My father was born in 1927 and he always referred to the Second World War as "this war" - like it was still happening!
I think to those who'd taken part in it, CJ, it still was - or at least yet seemed very recent.
We were still reliving WW2 right through to the 70s. We played WW2 in the school playground. As a result there is still a generation ( and maybe more than one) that is backward looking. When I now talk about WW2 my kids give me a really strange look.....
Otherwise I recall reading somewhere of a quote from a DC editor: No WW2 war comic ever lost money. On this basis I'm surprised the BC was for only 2 issues....
On another note, I recall that Agent Axis was a BC foe. Kirby forgot about this and brought him back as a Captain America GA baddie in the 60s. Roy Thomas also used Agent Axis in the Invaders. The first DC/ Marvel cross-over?
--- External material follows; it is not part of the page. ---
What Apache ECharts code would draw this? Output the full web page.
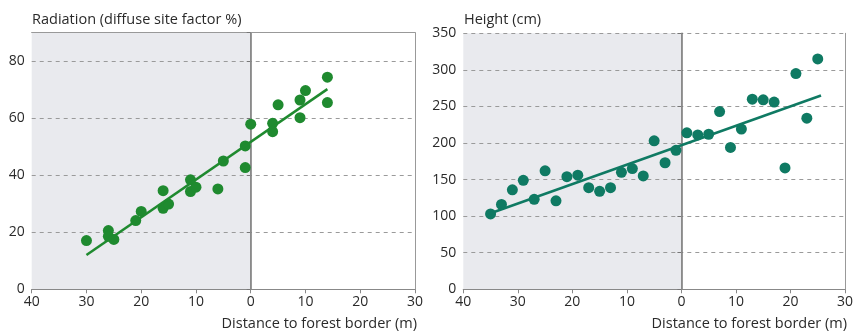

I think there was obviously a time when WWII comics didn't lose money, S64, but I'm not sure they're so popular now, otherwise they'd be loads of them on the shelves of comic shops. In the UK there are 4 monthly digest-sized war magazines (Commando) by D.C. Thomson (which obviously sell, though I suspect nowhere near as well as they once did), but that apart, I can't think of any other current WWII titles in either the UK or the US. Who knows, maybe their time will come again.
As for BC lasting only 2 issues, perhaps they were seen as just too whimsical for a '70s audience, at least in a mag of their own, though they seemed to be popular as back-ups in various DC Kirby titles in the '70s.